I have a std::expected use case like this:
class MyClass {
public:
enum class error {
e1 // ...
};
using index_return_type = std::expected<unsigned, error>;
index_return_type add_data(data d);
index_return_type update_data(data d);
private:
std::expected<void, error> expand_to_fit(data) {
// Imagine i fail here
return std::unexpected{error::e1};
}
};
In add_data and update_data i would always immediately call expand_to_fit which can fail. If it does, essentially the error is already there, so i simply want to push it forward to outside. The best i have come up with is somehting like:
index_return_type add_data(data d) {
if (auto it_fit = expand_to_fit(d); !it_fit) {
return std::unexpected{it_fit.error()};
}
// The rest of the function
}
Live example.
But i don't love it.
it_fit is arbitrary, what if it could fit, but the expand_to_fit function failed for other reasons? It makes this code hard to read (and a little deceptive).Is there a better way to forward a failed std::expected up through your calling functions?
To extend this, imagine that i have a series of short checks.
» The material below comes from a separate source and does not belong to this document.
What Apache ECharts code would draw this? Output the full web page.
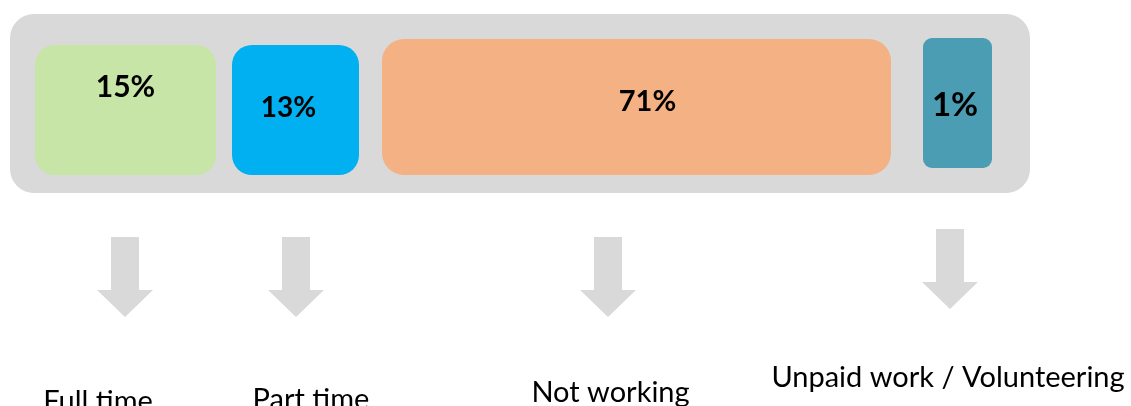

If i was using exceptions i might have something like:
void expand_to_fit(data) {
if (!connected_to_database()) {
throw std::runtime_error("Lost connection");
}
if (has_data(data)) {
throw std::runtime_error("Duplicate");
}
if (!is_input_in_max_range(data)) {
throw std::runtime_error("Cannot fit");
}
// ... Rest of function
}
How might we handle this with expected?
The idiomatic way would be to use one of the monadic operations:
and_then - returns the result of the given function on the expected value if it exists; otherwise, returns the expected itself.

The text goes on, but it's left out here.